Surrounding buildings are referenced in finishes and form. People's Park Complex and Centre provide proportions, functionalist inspiration and a skyline in need of support. The Family Court's stately lamination of slabby shapes, dissolved at the corners, is explored in detail; the court tower's framing always restrained at the junctions. The granite-simulating pebble dashing of the older building is also imitated in the lighter floor finishes and moulded benching of the new.
The State Courts complete a cluster of justice buildings with the deco-classical Family Justice Courts and the dynamic Subordinate Courts - the 'Octagon', by Kumpulan Akitek. The space between the institutions is a tear of vehicular circulation, an oblique pedestrian passage enabled only by the new courts' extreme vertical extrusion. At the far end of this channel, VIP’s alight on Upper Cross Street - deliberately engaged with the bustle of OG and HDB’s across.
Experiential journey
An entry canopy falls like a drawbridge across the plaza, a top-lit square now abuzz with the security clearance queues. Litigants, lawyers and the affected public eventually enter a bright and lofty hall buttressed by a café and interpretive gallery. Escalators split on either side of the lobby, shuttling to the registry and the 24 hour mentions court on level 4. Lifts at the back deliver insiders directly to their destinations. Backstage, discrete interlocking pathways shepherd judges and those in custody, the three user-groups – community, judicial and custodial – visible to each other only in the courtrooms.
The floor plan of the court tower looks, from outside, to invert the pinwheel of its predecessor. In actuality, generous gathering spaces organise each floor. On landing, visitors are drawn through a tall volume between court boxes towards a framed view of the city. Redirected by glazing, they are nudged left or right into an internal corridor and ushered into the courtrooms.

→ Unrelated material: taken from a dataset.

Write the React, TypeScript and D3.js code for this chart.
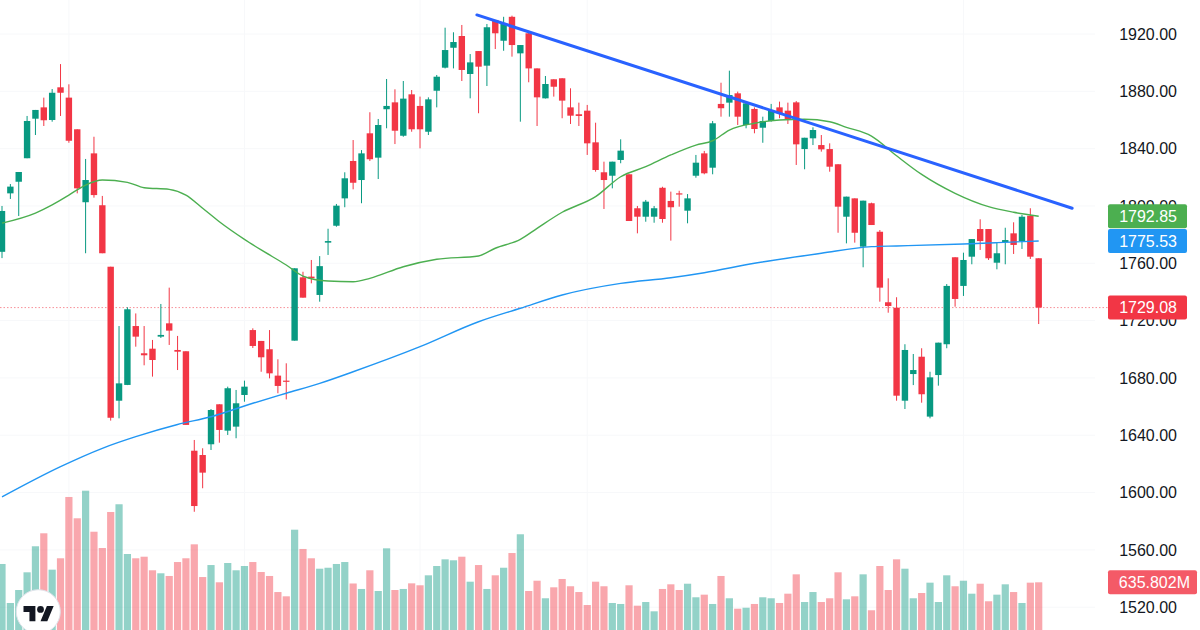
import * as d3 from "d3";

// Daily candles (oldest first)
const opens = [1768, 1808.8, 1816.9, 1833.3, 1860.9, 1868.8, 1860, 1882.8, 1875.6, 1853.5, 1802.6, 1836.7, 1800.5, 1757.6, 1664.1, 1675.1, 1716.2, 1697.2, 1700.4, 1708.8, 1718.1, 1699.5, 1698.6, 1629.2, 1626.2, 1633.7, 1661.6, 1643.2, 1646, 1668.1, 1713.4, 1705.8, 1700, 1681.6, 1678.1, 1706, 1750.2, 1750.7, 1737.9, 1774.4, 1786.2, 1805.3, 1831.4, 1818.1, 1850.7, 1833.7, 1867.5, 1872.3, 1849, 1877.9, 1869.8, 1851.8, 1880.4, 1896.5, 1910.4, 1918.6, 1892.1, 1908.1, 1897.9, 1929.8, 1915.3, 1932, 1906.5, 1920.5, 1896, 1875.1, 1888.4, 1889.1, 1868.8, 1864, 1866.5, 1844.4, 1823.5, 1821.1, 1832.1, 1822.1, 1798.4, 1792.5, 1792.5, 1812.7, 1803.5, 1808.8, 1796.7, 1821.1, 1836.7, 1826.7, 1871.2, 1872.1, 1878.6, 1856.5, 1867.7, 1854.6, 1859.3, 1868.8, 1866.5, 1872.3, 1839.7, 1847.2, 1842.5, 1839.7, 1829.1, 1792.5, 1805.3, 1771.6, 1801.9, 1782, 1732.8, 1729, 1664.1, 1682.7, 1694.8, 1653, 1682, 1703.5, 1764.2, 1744.2, 1764.6, 1783.9, 1783.9, 1760.4, 1774.8, 1780.9, 1775.5, 1793.2, 1763.5];
const highs = [1800, 1815.3, 1823.7, 1862.8, 1867, 1875.6, 1881.6, 1899, 1884.9, 1853.5, 1832.8, 1848.3, 1807, 1757.6, 1716.2, 1729.3, 1725, 1716.2, 1706.5, 1731.6, 1743, 1709.3, 1698.6, 1636.7, 1630.9, 1658.3, 1661.6, 1673.9, 1671.6, 1678.1, 1714.6, 1705.8, 1713.4, 1693, 1690.2, 1756.5, 1754.1, 1762.3, 1765, 1784.1, 1801.4, 1823.5, 1846, 1839, 1865.4, 1860.7, 1888.6, 1881.4, 1887.2, 1880.9, 1876.3, 1875.8, 1891.4, 1924.4, 1921.2, 1926.3, 1906, 1908.1, 1927, 1929.8, 1932, 1932.8, 1912.3, 1922.3, 1896, 1890.7, 1888.4, 1889.1, 1882.1, 1872.1, 1870.5, 1858.1, 1830.9, 1830.9, 1846.5, 1822.1, 1800, 1804.2, 1800, 1813.4, 1810, 1810.6, 1808.3, 1835.6, 1838.4, 1859.3, 1886, 1894.4, 1879.8, 1872.8, 1868.8, 1862.3, 1871.2, 1872.8, 1872.1, 1873.2, 1847.6, 1854.9, 1849.5, 1843.7, 1829.1, 1806.5, 1805.3, 1803.7, 1802.3, 1783.2, 1749.5, 1736.3, 1703.5, 1696.7, 1700.7, 1684.3, 1704.6, 1745.5, 1764.2, 1767.4, 1776.9, 1790.7, 1783.9, 1774.4, 1784.8, 1788.6, 1793.7, 1798.4, 1763.5];
const lows = [1763.6, 1804.9, 1793, 1833.3, 1849.5, 1855.8, 1858.8, 1862.8, 1844.1, 1808.8, 1767, 1805.8, 1767, 1650.2, 1651.8, 1675, 1701.8, 1688.8, 1680.9, 1707.9, 1703, 1685.5, 1647.2, 1586.6, 1603, 1629.7, 1634.8, 1640.2, 1637.9, 1663.4, 1700.9, 1684.3, 1679.7, 1669.3, 1665, 1706, 1736, 1746, 1733.2, 1765.8, 1785.5, 1799.1, 1811.6, 1801.9, 1831.4, 1818.8, 1854.2, 1843.2, 1848.3, 1851.8, 1840.2, 1849.5, 1868.8, 1896, 1896, 1887.2, 1875.1, 1864.7, 1883.7, 1909.5, 1908.3, 1904.2, 1858.8, 1886.3, 1855.8, 1875, 1876.3, 1861.2, 1857.2, 1855.8, 1835.6, 1823.9, 1797.9, 1812.3, 1829.8, 1789.5, 1780.9, 1789, 1788.3, 1788.3, 1775.8, 1799.5, 1787.9, 1819.7, 1822.1, 1822.1, 1862.3, 1862.3, 1856.5, 1854.2, 1850.7, 1844.1, 1858.8, 1861.2, 1857.2, 1828.6, 1825.6, 1842.5, 1837.9, 1823.9, 1781.3, 1773.9, 1774.4, 1757.2, 1786.7, 1733.2, 1725.5, 1664.1, 1658.3, 1675, 1662.7, 1651.8, 1674.6, 1700.7, 1729.7, 1737.2, 1759.3, 1769.3, 1762.3, 1755.8, 1759.3, 1766.5, 1770, 1763, 1717.6];
const closes = [1796.5, 1813.5, 1823.7, 1859.3, 1867, 1859.8, 1879, 1879, 1845.5, 1812.3, 1818.1, 1807.6, 1767, 1652.2, 1676.2, 1727.9, 1708.8, 1695.8, 1692.5, 1710, 1713, 1698.3, 1647.2, 1590.6, 1613.9, 1657.6, 1643.7, 1672.8, 1662.3, 1673.9, 1702.3, 1694.4, 1683.2, 1674.4, 1677.4, 1756.5, 1736, 1749.5, 1758, 1775.5, 1800.2, 1819.3, 1816.2, 1836.7, 1832.6, 1856.5, 1869.8, 1852.5, 1874.9, 1853.5, 1853.5, 1874.4, 1890.2, 1908.8, 1914.4, 1894.9, 1900.2, 1897.2, 1924.7, 1920.5, 1927.5, 1912.3, 1912.3, 1896, 1875.8, 1885.1, 1883.2, 1873.5, 1863, 1862.8, 1843.7, 1825.1, 1818.1, 1830.9, 1838.6, 1789.5, 1792.5, 1803, 1798.4, 1790.9, 1799.1, 1808.1, 1805.3, 1830.2, 1822.8, 1857.7, 1868.2, 1877.4, 1862.3, 1871.6, 1853.7, 1859.3, 1866.5, 1864.7, 1860.7, 1843, 1847.6, 1853, 1839.5, 1827.4, 1799.5, 1806.5, 1781.3, 1803.7, 1786.7, 1743, 1730.2, 1667.6, 1699.5, 1685.5, 1668.6, 1680.4, 1704.6, 1744.2, 1735.1, 1762.3, 1776.9, 1775.5, 1763.5, 1767, 1776.2, 1772.8, 1792.5, 1764.6, 1729.08];
// Volume in millions
const volumes = [880, 360, 533, 769, 1116, 1289, 804, 956, 1773, 1489, 1857, 1310, 1093, 1573, 1676, 1013, 956, 977, 796, 756, 720, 906, 956, 1142, 706, 866, 636, 893, 796, 853, 906, 773, 720, 506, 449, 1337, 1080, 956, 817, 830, 880, 906, 620, 547, 796, 520, 1089, 533, 547, 622, 596, 729, 853, 942, 929, 977, 644, 866, 547, 729, 830, 1026, 1276, 520, 657, 423, 569, 680, 583, 506, 333, 644, 583, 360, 347, 596, 324, 373, 249, 547, 609, 533, 617, 436, 471, 347, 720, 423, 284, 297, 347, 436, 423, 360, 484, 742, 373, 506, 373, 423, 769, 409, 449, 742, 263, 853, 533, 942, 817, 423, 493, 631, 373, 729, 583, 657, 484, 617, 383, 471, 609, 506, 360, 631, 635.802];

// Moving averages sampled at bar indices
const maFastIdx = [0, 4, 6, 8, 10, 12, 15, 17, 20, 22, 24, 26, 29, 31, 34, 36, 39, 42, 44, 48, 52, 57, 59, 62, 64, 67, 71, 74, 77, 80, 83, 85, 87, 90, 93, 96, 99, 101, 104, 107, 110, 114, 118, 121, 124];
const maFastVal = [1788, 1795, 1800.7, 1807.6, 1814.6, 1818.1, 1816.5, 1812.7, 1811.6, 1807.6, 1798.4, 1789, 1776.7, 1769.3, 1758.8, 1751.1, 1747.6, 1747.1, 1749.5, 1757.6, 1762.8, 1765.1, 1770.5, 1776.7, 1784.4, 1795.6, 1806.5, 1820.4, 1827.4, 1835.6, 1842.5, 1845.5, 1853, 1857.7, 1860, 1860.5, 1858.8, 1854.9, 1848.8, 1835, 1822, 1808.8, 1799.5, 1795.6, 1792.85];
const maSlowIdx = [0, 7, 12, 16, 21, 25, 30, 34, 38, 42, 50, 57, 62, 67, 74, 80, 84, 90, 98, 104, 107, 115, 119, 124];
const maSlowVal = [1597, 1618.1, 1630.9, 1639, 1647.5, 1652.9, 1662.3, 1669.3, 1676.2, 1684.3, 1701.8, 1719.2, 1728.6, 1737.9, 1746, 1749.9, 1753.4, 1760, 1767, 1771.6, 1772.1, 1773.5, 1774.4, 1775.53];

// Trendline anchors [bar index, price]
const trendIdx = [56.8, 128];
const trendPrice = [1933.3, 1798.4];

const priceTicks = [1520, 1560, 1600, 1640, 1680, 1720, 1760, 1800, 1840, 1880, 1920];
const gridBars = [8, 29, 50, 70, 92, 115];

const UP = "#089981";
const DOWN = "#f23645";
const FONT = "'Liberation Sans', Arial, sans-serif";

export default function App() {
  const width = 1200;
  const height = 630;
  const n = closes.length;

  const x = d3.scaleLinear().domain([0, n - 1]).range([2, 1038.7]);
  const y = d3.scaleLinear().domain([1520, 1920]).range([607.2, 34]);
  const vol = d3.scaleLinear().domain([0, volumes[n - 1]]).range([630, 582.3]);

  const bodyW = 6.4;
  const volW = 7.2;

  const line = d3
    .line<[number, number]>()
    .x((d) => x(d[0]))
    .y((d) => y(d[1]))
    .curve(d3.curveMonotoneX);

  const fastPath = line(maFastIdx.map((d, i) => [d, maFastVal[i]]));
  const slowPath = line(maSlowIdx.map((d, i) => [d, maSlowVal[i]]));
  const trendPath = d3
    .line<[number, number]>()
    .x((d) => x(d[0]))
    .y((d) => y(d[1]))(trendIdx.map((d, i) => [d, trendPrice[i]]));

  const lastClose = closes[n - 1];
  const lastFast = maFastVal[maFastVal.length - 1];
  const lastSlow = maSlowVal[maSlowVal.length - 1];

  const badges = [
    { v: lastFast, color: "#4caf50" },
    { v: lastSlow, color: "#2196f3" },
    { v: lastClose, color: DOWN },
  ];

  return (
    <div style={{ position: "absolute", left: 0, top: 0 }}>
      <svg width={width} height={height} viewBox={`0 0 ${width} ${height}`} style={{ display: "block", background: "#fff" }}>
        {/* grid, barely visible like the original */}
        <g stroke="#f7f8fa" strokeWidth={1}>
          {priceTicks.map((t) => (
            <line key={t} x1={0} x2={1095} y1={y(t)} y2={y(t)} />
          ))}
          {gridBars.map((b) => (
            <line key={b} x1={x(b)} x2={x(b)} y1={0} y2={height} />
          ))}
        </g>

        {/* volume */}
        <g>
          {volumes.map((v, i) => (
            <rect
              key={i}
              x={x(i) - volW / 2}
              y={vol(v)}
              width={volW}
              height={vol(0) - vol(v)}
              fill={closes[i] >= opens[i] ? UP : DOWN}
              fillOpacity={0.44}
            />
          ))}
        </g>

        {/* last price line */}
        <line x1={0} x2={1108} y1={y(lastClose)} y2={y(lastClose)} stroke={DOWN} strokeOpacity={0.55} strokeDasharray="1.5 2" />

        {/* candles */}
        <g>
          {closes.map((c, i) => {
            const o = opens[i];
            const col = c >= o ? UP : DOWN;
            const top = y(Math.max(o, c));
            const bot = y(Math.min(o, c));
            return (
              <g key={i}>
                <line x1={x(i)} x2={x(i)} y1={y(highs[i])} y2={y(lows[i])} stroke={col} strokeWidth={1} />
                <rect x={x(i) - bodyW / 2} y={top} width={bodyW} height={Math.max(1.2, bot - top)} fill={col} />
              </g>
            );
          })}
        </g>

        {/* moving averages */}
        <path d={slowPath ?? ""} fill="none" stroke="#2196f3" strokeWidth={1.4} />
        <path d={fastPath ?? ""} fill="none" stroke="#4caf50" strokeWidth={1.4} />

        {/* trendline */}
        <path d={trendPath ?? ""} fill="none" stroke="#2962ff" strokeWidth={3} strokeLinecap="round" />

        {/* price axis */}
        <g fontFamily={FONT} fontSize={16} fill="#131722" textAnchor="end">
          {priceTicks.map((t) => (
            <text key={t} x={1177} y={y(t)} dy="0.36em">
              {t.toFixed(2)}
            </text>
          ))}
        </g>

        {/* badges */}
        <g fontFamily={FONT} fontSize={16} fill="#fff" textAnchor="end">
          {badges.map((b) => (
            <g key={b.color}>
              <rect x={1108} y={y(b.v) - 12} width={79} height={24} rx={2} fill={b.color} />
              <text x={1177} y={y(b.v)} dy="0.36em" fill="#fff">
                {b.v.toFixed(2)}
              </text>
            </g>
          ))}
          <rect x={1108} y={vol(volumes[n - 1]) - 12} width={89} height={24} rx={2} fill={DOWN} fillOpacity={0.82} />
          <text x={1190} y={vol(volumes[n - 1])} dy="0.36em" fill="#fff">
            {`${volumes[n - 1].toFixed(3)}M`}
          </text>
        </g>

        {/* logo */}
        <circle cx={38.3} cy={611.7} r={22} fill="#fff" stroke="#e0e3eb" strokeWidth={1} />
        <g transform="translate(23.5,602.6) scale(0.85)" fill="#131722">
          <path d="M14 22H7V11H0V4h14v18zM28 22h-8l7.5-18h8L28 22z" />
          <circle cx={20} cy={8} r={4} />
        </g>
      </svg>
    </div>
  );
}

The margin of garden space on a third of the levels is a place of retreat and relief from the interior's intensity. The bracing promenade harks back to Aalto's Paimio sanitorium, its ambition to strengthen bodies and straighten minds by immersing the afflicted in the vastness of nature. In the city context, strollers are also on show, chastened by exposure to reflect on their place in the scheme of things.
In detail
The deep red court boxes read differently with distance. From afar, they seem built from brickwork, perhaps the wire cut clay of common partitioning. Closer, fine terracotta ribs emerge, connecting to the roof tiles of Chinatown. Indoors, the boxes are revealed to be precast concrete, dusty with an admixture of rainbow colours. Their external appearance as cubic and distinct belies interior interceptions with floors and façade. An illusion of completeness is maintained by deft design –'tiles' stack past ceiling planes on the lower level of each tray but teeter away from the soffit at the top.
The fluted masonry, classically suggestive, is reprised inside the courtrooms by wall linings in two variants – one abundantly curved in plan, the other flattened into gradient-perforated veneer. Similarly, ceiling vaults are a device repeated throughout the building, with a consistent rectangular framework and options in scale and folding. Sizes vary from the back-lit barrels of the lobby, through flat coffers under the 'trays' to two folded types in the courtrooms.
The building's quality is a testament to a well-run selection process, balancing an architect of international insight with a firm of profound sectoral knowledge and ability to execute. Elaborated by subtle references to context and the traditions of civic architecture, the new State Courts nonetheless signal clarity and simplicity. In form, function and intention, the building achieves equilibrium, bringing calm and harmony to the city's heart.